What this task involves:
Write out the data below in full, unchanged, minus the images.

Supplied data:
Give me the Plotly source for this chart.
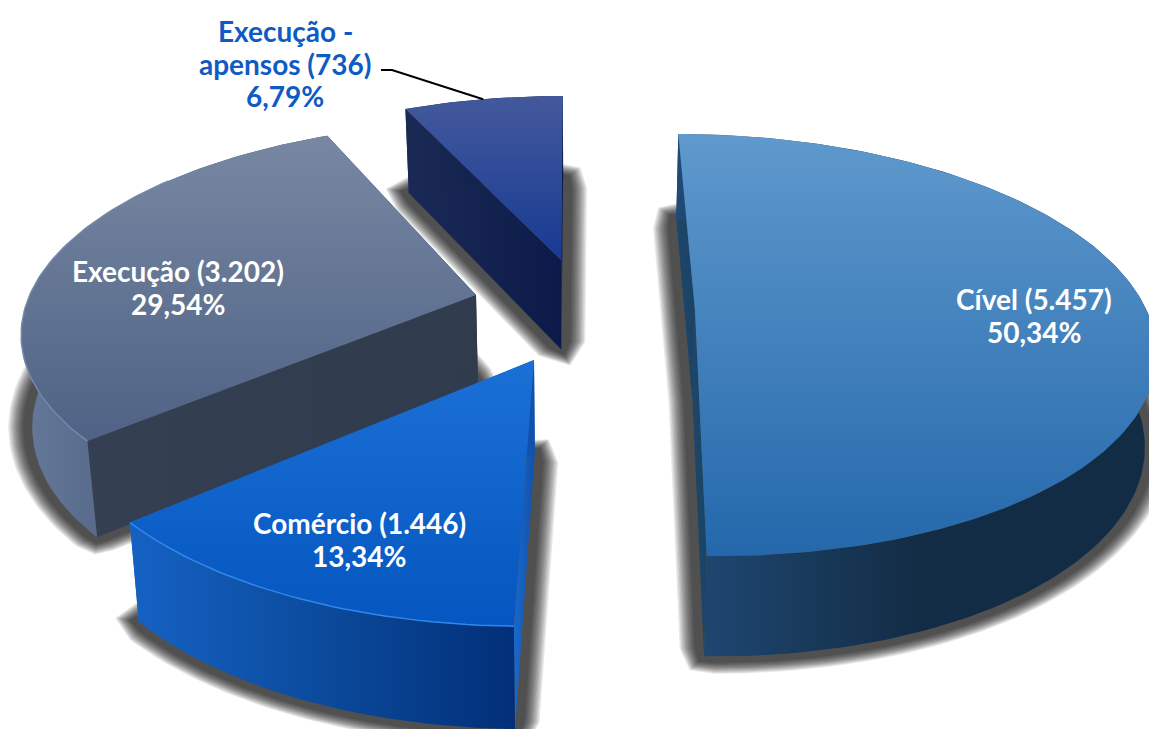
import numpy as np
import plotly.graph_objects as go

# Processes per subject
categories = ["Cível", "Comércio", "Execução", "Execução - apensos"]
counts = [5457, 1446, 3202, 736]

# Camera of the tilted pie: vanishing column/row, radii, perspective strength
VX, VY, RX, RY, PERSP = 575.0, 300.0, 448.0, 202.0, 0.16
FLOOR_SHRINK = 0.98
DEPTH_BASE, DEPTH_SCALE = 45.0, 46.0

# Screen position of each slice's tip after it is pulled out of the pie
tips = {"Cível": (695, 311), "Comércio": (534, 360), "Execução": (476, 295), "Execução - apensos": (561, 260)}

# Gradient stops run from the lower/left end of a face to its upper/right end
styles = {
    "Cível": dict(top=("#2468ab", "#5f99cd"), rim=("#1f4a75", "#132c46", "#132c46"), cut=("#1d4669", "#1b4365"), edge=None),
    "Comércio": dict(top=("#0556c0", "#1b70d6"), rim=("#1562c4", "#0b4a9c", "#022f78"), cut=("#1b68ca", "#0f52ab"), edge="#3088ea"),
    "Execução": dict(top=("#4f6285", "#7888a3"), rim=("#66799a", "#4a5c7c", "#3c4e6c"), cut=("#344052", "#303c4e"), edge="#7488aa"),
    "Execução - apensos": dict(top=("#173a92", "#44599c"), rim=("#1b2a55", "#0b1a45"), cut=("#1b2a55", "#0b1a48"), edge=None),
}

# Centre column, first text row and colour of each label
label_pos = {
    "Cível": (1034, 299, "white"),
    "Comércio": (359, 523, "white"),
    "Execução": (178, 271, "white"),
    "Execução - apensos": (285, 31, "#0f5bc4"),
}
LINE_STEP = 32.5

total = sum(counts)
fractions = [c / total for c in counts]
edges = np.cumsum([0.0] + fractions) * 2 * np.pi


def depth_of_row(offset):
    """World depth whose projected row sits `offset` pixels above the vanishing row."""
    return offset / (RY - PERSP * offset)


def project(theta, radius, tip):
    """Top-face screen points for polar coordinates measured from a slice's tip."""
    wy0 = depth_of_row(VY - tip[1])
    s0 = 1 / (1 + PERSP * wy0)
    u0 = (tip[0] - VX) / s0
    wy = wy0 + radius * np.cos(theta)
    s = 1 / (1 + PERSP * wy)
    return VX + (u0 + RX * radius * np.sin(theta)) * s, VY - RY * wy * s, s


def floor(x, y, s):
    return VX + (x - VX) * FLOOR_SHRINK, y + DEPTH_BASE + DEPTH_SCALE * s


def dilate(x, y, grow_x, grow_y):
    """Push a closed outline outwards along its normals."""
    area = np.sum(x * np.roll(y, -1) - np.roll(x, -1) * y)
    sign = 1 if area > 0 else -1
    tx = np.roll(x, -1) - np.roll(x, 1)
    ty = np.roll(y, -1) - np.roll(y, 1)
    n = np.hypot(tx, ty) + 1e-9
    return x + sign * ty / n * grow_x, y - sign * tx / n * grow_y


def densify(x, y, step=8.0):
    xs, ys = [], []
    for i in range(len(x)):
        j = (i + 1) % len(x)
        k = max(1, int(np.hypot(x[j] - x[i], y[j] - y[i]) / step))
        f = np.arange(k) / k
        xs.append(x[i] + (x[j] - x[i]) * f)
        ys.append(y[i] + (y[j] - y[i]) * f)
    return np.concatenate(xs), np.concatenate(ys)


def polygon(x, y, colors=None, kind="horizontal", solid=None):
    trace = dict(x=list(x) + [x[0]], y=list(y) + [y[0]], mode="lines", fill="toself",
                 line=dict(width=0), hoverinfo="skip", showlegend=False)
    if colors is not None:
        stops = np.linspace(0, 1, len(colors))
        trace["fillgradient"] = dict(type=kind, colorscale=[[float(p), c] for p, c in zip(stops, colors)])
    else:
        trace["fillcolor"] = solid
    return go.Scatter(**trace)


fig = go.Figure()
draw_order = [3, 2, 1, 0]
for idx in draw_order:
    name = categories[idx]
    tip = tips[name]
    st = styles[name]
    a0, a1 = edges[idx], edges[idx + 1]
    th = np.linspace(a0, a1, max(12, int((a1 - a0) * 50)))
    ax, ay, s_arc = project(th, 1.0, tip)
    tx, ty, s_tip = project(np.array([0.0]), 0.0, tip)
    bax, bay = floor(ax, ay, s_arc)
    btx, bty = floor(tx, ty, s_tip)

    # soft drop shadow of the slice's underside
    ox = np.concatenate([tx, ax])
    oy = np.concatenate([ty, ay])
    fx, fy = floor(ox, oy, np.concatenate([s_tip, s_arc]))
    fx, fy = densify(fx, fy)
    for d in np.linspace(24, 9, 12):
        sx, sy = dilate(fx, fy, d, d * 0.72)
        fig.add_trace(polygon(sx, sy, solid="rgba(0,0,0,0.09)"))

    # cut faces along both straight edges
    for k in (0, -1):
        fig.add_trace(polygon([tx[0], ax[k], bax[k], btx[0]], [ty[0], ay[k], bay[k], bty[0]], st["cut"]))

    # outer rim, top arc forward and floor arc back
    fig.add_trace(polygon(np.concatenate([ax, bax[::-1]]), np.concatenate([ay, bay[::-1]]), st["rim"]))

    # top face
    fig.add_trace(polygon(np.concatenate([tx, ax]), np.concatenate([ty, ay]), st["top"], "vertical"))

    # bright bevel where the top face meets the rim
    if st["edge"]:
        fig.add_trace(go.Scatter(x=ax[: len(ax) * 3 // 4] if name == "Execução" else ax,
                                 y=ay[: len(ay) * 3 // 4] if name == "Execução" else ay,
                                 mode="lines", line=dict(color=st["edge"], width=1.5),
                                 hoverinfo="skip", showlegend=False))

# Leader from the smallest slice's arc to its label
mid = 0.5 * (edges[3] + edges[4])
lx, ly, _ = project(np.array([mid]), 1.0, tips[categories[3]])
fig.add_trace(go.Scatter(x=[381, 392, lx[0]], y=[70, 70, ly[0]], mode="lines",
                         line=dict(color="black", width=2), hoverinfo="skip", showlegend=False))

for name, count, frac in zip(categories, counts, fractions):
    x, y, color = label_pos[name]
    head = name.replace(" - ", " -\n") + f" ({count:,})".replace(",", ".")
    pct = f"{frac * 100:.2f}%".replace(".", ",")
    for row, line in enumerate(head.split("\n") + [pct]):
        fig.add_annotation(x=x, y=y + row * LINE_STEP, text=f"<b>{line}</b>", showarrow=False,
                           font=dict(family="Lato", size=28, color=color))

fig.update_layout(
    width=1149, height=729, margin=dict(l=0, r=0, t=0, b=0),
    paper_bgcolor="white", plot_bgcolor="white", showlegend=False,
    xaxis=dict(range=[0, 1149], visible=False, fixedrange=True),
    yaxis=dict(range=[729, 0], visible=False, fixedrange=True),
)
fig.write_html("out.html")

The solution:
Give me the Plotly source for this chart.
import numpy as np
import plotly.graph_objects as go

# Processes per subject
categories = ["Cível", "Comércio", "Execução", "Execução - apensos"]
counts = [5457, 1446, 3202, 736]

# Camera of the tilted pie: vanishing column/row, radii, perspective strength
VX, VY, RX, RY, PERSP = 575.0, 300.0, 448.0, 202.0, 0.16
FLOOR_SHRINK = 0.98
DEPTH_BASE, DEPTH_SCALE = 45.0, 46.0

# Screen position of each slice's tip after it is pulled out of the pie
tips = {"Cível": (695, 311), "Comércio": (534, 360), "Execução": (476, 295), "Execução - apensos": (561, 260)}

# Gradient stops run from the lower/left end of a face to its upper/right end
styles = {
    "Cível": dict(top=("#2468ab", "#5f99cd"), rim=("#1f4a75", "#132c46", "#132c46"), cut=("#1d4669", "#1b4365"), edge=None),
    "Comércio": dict(top=("#0556c0", "#1b70d6"), rim=("#1562c4", "#0b4a9c", "#022f78"), cut=("#1b68ca", "#0f52ab"), edge="#3088ea"),
    "Execução": dict(top=("#4f6285", "#7888a3"), rim=("#66799a", "#4a5c7c", "#3c4e6c"), cut=("#344052", "#303c4e"), edge="#7488aa"),
    "Execução - apensos": dict(top=("#173a92", "#44599c"), rim=("#1b2a55", "#0b1a45"), cut=("#1b2a55", "#0b1a48"), edge=None),
}

# Centre column, first text row and colour of each label
label_pos = {
    "Cível": (1034, 299, "white"),
    "Comércio": (359, 523, "white"),
    "Execução": (178, 271, "white"),
    "Execução - apensos": (285, 31, "#0f5bc4"),
}
LINE_STEP = 32.5

total = sum(counts)
fractions = [c / total for c in counts]
edges = np.cumsum([0.0] + fractions) * 2 * np.pi


def depth_of_row(offset):
    """World depth whose projected row sits `offset` pixels above the vanishing row."""
    return offset / (RY - PERSP * offset)


def project(theta, radius, tip):
    """Top-face screen points for polar coordinates measured from a slice's tip."""
    wy0 = depth_of_row(VY - tip[1])
    s0 = 1 / (1 + PERSP * wy0)
    u0 = (tip[0] - VX) / s0
    wy = wy0 + radius * np.cos(theta)
    s = 1 / (1 + PERSP * wy)
    return VX + (u0 + RX * radius * np.sin(theta)) * s, VY - RY * wy * s, s


def floor(x, y, s):
    return VX + (x - VX) * FLOOR_SHRINK, y + DEPTH_BASE + DEPTH_SCALE * s


def dilate(x, y, grow_x, grow_y):
    """Push a closed outline outwards along its normals."""
    area = np.sum(x * np.roll(y, -1) - np.roll(x, -1) * y)
    sign = 1 if area > 0 else -1
    tx = np.roll(x, -1) - np.roll(x, 1)
    ty = np.roll(y, -1) - np.roll(y, 1)
    n = np.hypot(tx, ty) + 1e-9
    return x + sign * ty / n * grow_x, y - sign * tx / n * grow_y


def densify(x, y, step=8.0):
    xs, ys = [], []
    for i in range(len(x)):
        j = (i + 1) % len(x)
        k = max(1, int(np.hypot(x[j] - x[i], y[j] - y[i]) / step))
        f = np.arange(k) / k
        xs.append(x[i] + (x[j] - x[i]) * f)
        ys.append(y[i] + (y[j] - y[i]) * f)
    return np.concatenate(xs), np.concatenate(ys)


def polygon(x, y, colors=None, kind="horizontal", solid=None):
    trace = dict(x=list(x) + [x[0]], y=list(y) + [y[0]], mode="lines", fill="toself",
                 line=dict(width=0), hoverinfo="skip", showlegend=False)
    if colors is not None:
        stops = np.linspace(0, 1, len(colors))
        trace["fillgradient"] = dict(type=kind, colorscale=[[float(p), c] for p, c in zip(stops, colors)])
    else:
        trace["fillcolor"] = solid
    return go.Scatter(**trace)


fig = go.Figure()
draw_order = [3, 2, 1, 0]
for idx in draw_order:
    name = categories[idx]
    tip = tips[name]
    st = styles[name]
    a0, a1 = edges[idx], edges[idx + 1]
    th = np.linspace(a0, a1, max(12, int((a1 - a0) * 50)))
    ax, ay, s_arc = project(th, 1.0, tip)
    tx, ty, s_tip = project(np.array([0.0]), 0.0, tip)
    bax, bay = floor(ax, ay, s_arc)
    btx, bty = floor(tx, ty, s_tip)

    # soft drop shadow of the slice's underside
    ox = np.concatenate([tx, ax])
    oy = np.concatenate([ty, ay])
    fx, fy = floor(ox, oy, np.concatenate([s_tip, s_arc]))
    fx, fy = densify(fx, fy)
    for d in np.linspace(24, 9, 12):
        sx, sy = dilate(fx, fy, d, d * 0.72)
        fig.add_trace(polygon(sx, sy, solid="rgba(0,0,0,0.09)"))

    # cut faces along both straight edges
    for k in (0, -1):
        fig.add_trace(polygon([tx[0], ax[k], bax[k], btx[0]], [ty[0], ay[k], bay[k], bty[0]], st["cut"]))

    # outer rim, top arc forward and floor arc back
    fig.add_trace(polygon(np.concatenate([ax, bax[::-1]]), np.concatenate([ay, bay[::-1]]), st["rim"]))

    # top face
    fig.add_trace(polygon(np.concatenate([tx, ax]), np.concatenate([ty, ay]), st["top"], "vertical"))

    # bright bevel where the top face meets the rim
    if st["edge"]:
        fig.add_trace(go.Scatter(x=ax[: len(ax) * 3 // 4] if name == "Execução" else ax,
                                 y=ay[: len(ay) * 3 // 4] if name == "Execução" else ay,
                                 mode="lines", line=dict(color=st["edge"], width=1.5),
                                 hoverinfo="skip", showlegend=False))

# Leader from the smallest slice's arc to its label
mid = 0.5 * (edges[3] + edges[4])
lx, ly, _ = project(np.array([mid]), 1.0, tips[categories[3]])
fig.add_trace(go.Scatter(x=[381, 392, lx[0]], y=[70, 70, ly[0]], mode="lines",
                         line=dict(color="black", width=2), hoverinfo="skip", showlegend=False))

for name, count, frac in zip(categories, counts, fractions):
    x, y, color = label_pos[name]
    head = name.replace(" - ", " -\n") + f" ({count:,})".replace(",", ".")
    pct = f"{frac * 100:.2f}%".replace(".", ",")
    for row, line in enumerate(head.split("\n") + [pct]):
        fig.add_annotation(x=x, y=y + row * LINE_STEP, text=f"<b>{line}</b>", showarrow=False,
                           font=dict(family="Lato", size=28, color=color))

fig.update_layout(
    width=1149, height=729, margin=dict(l=0, r=0, t=0, b=0),
    paper_bgcolor="white", plot_bgcolor="white", showlegend=False,
    xaxis=dict(range=[0, 1149], visible=False, fixedrange=True),
    yaxis=dict(range=[729, 0], visible=False, fixedrange=True),
)
fig.write_html("out.html")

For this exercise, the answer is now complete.